From our point of view Vancouver inhabitants are in the state of perennial denial when it comes to weather. 30 miles (sorry, kilometers) north of the city we find what they call the Sunshine Coast proudly proclaiming more sunny days than Hawaii in its promotional materials. Hiking in the incessant rain we wonder if it is self-delusion, marketing or just ignorance. May be sunshine means something different here, like - you don’t actually see the sun, but the sky gets kind of bright in the area where our closest star is supposed to be?

The proper name for this stretch of land would be melancholy coast or - less marketable - depression coast. My tragically Slavic soul is on a verge of hurling itself down the picturesque cliffs into the green water of fjords. The dense soup of the ocean, green mountains barely visible in fog, clouds so low you can almost touch them. The only way to survive this unscathed is to slurp on oysters and local brews in one of the many bars along the coast.

We try to escape to Vancouver Island which is where the provincial capital - Victoria - is located but the weather situation does not improve much. Everybody keeps telling us that it’s exceptionally cold and rainy summer and by now we know this conversation by heart. Differently from the mainland, excuses here are pronounced with an accent that I charitably call this is how we imagine the British folks speak. Looks like the population here when not explaining the rain to the moldy tourist is glued to the BBC perfecting their vowels. All that gloom and funny talking make me think that I am in a Mike Leigh movie and I half expect Brenda Blethyn or Imelda Staunton to pop from around the corner and start talking about the social inequalities in that alluring accent of theirs. For now though I am reduced to overhearing the bits of conversations and it makes me wonder why on earth British speakers sound so intelligent even when they are just debating the issue of mayo vs. ketchup on their fries (sorry, chips).

One day we climb 3000 feet (sorry, 1000 meters) to the recommended lookout. It’s a great hike but when, predictably wet, we arrive at the top we cannot see much. Another British Columbia myth is that it doesn’t rain in the forest. What I think they mean by that is it doesn’t NOT rain in the forest. When mosses are as big as ferns, ferns as big as trees, and trees are so big that they elude any useful comparison you begin to suspect that the constant drizzle is just a fact of life and not some passing phenomenon.There are many redeeming qualities around here. Skiing, sailing, kayaking and diving opportunities abound. Although we prefer our diving adventures without risk of hypothermia when taking the plunge.
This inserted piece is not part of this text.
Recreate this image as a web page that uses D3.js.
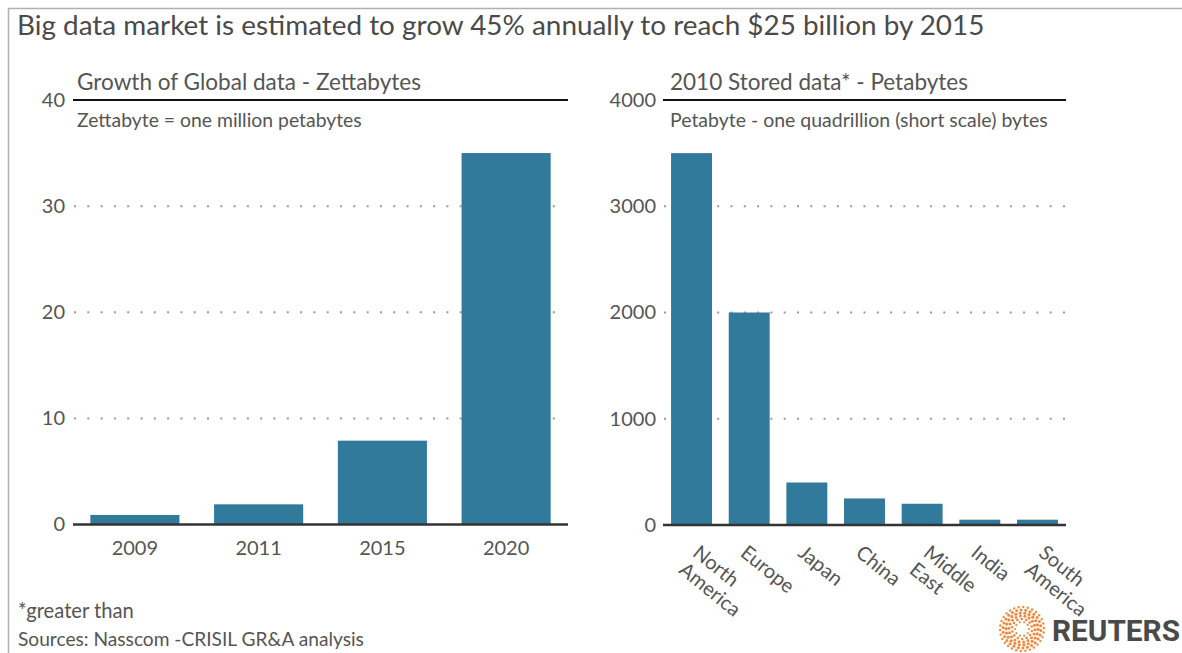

I wonder if this continuous downpour is the same water that is supposed to fall in draught distressed American South. If that’s the case Rick Perry’s deity is showing its ironic side using water to punish pleasantly liberal Canadians instead of rewarding pious Texans.

deja vu

One of the precious few ways to offend your Canadian friends is to suggest that their country is a paler and colder version of its southern neighbor. And there are indeed many ways in which Canadians are different. Food seems to be more edible here and cities actually resemble places to live in and not abandoned movie sets. But in some cases Canadians are just dead set on repeating American mistakes. The ever present foreclosure signs and empty subdivisions disappear when you cross the border. Instead props that we begin to forget show up: real estate agents are shamelessly peddling their trade on every inch of promotional space, houses are getting bought, demolished and reconstructed apparently overtime, your bartender is giving you free buy vs. rent advice with a pint of local brew.

potatoes

As far as licence plate slogans go most states don't strive for modesty. Oregon is Pacific Wonderland, New Mexico - Land of Enchantment, Massachusetts claims - inexplicably to the rest of the country - The Spirit of America. Put on this background Idaho's Famous Potatoes seems very down to earth. It sounds like a no nonsense state. So we do not expect much. Apart from potatoes in every shape, form and color.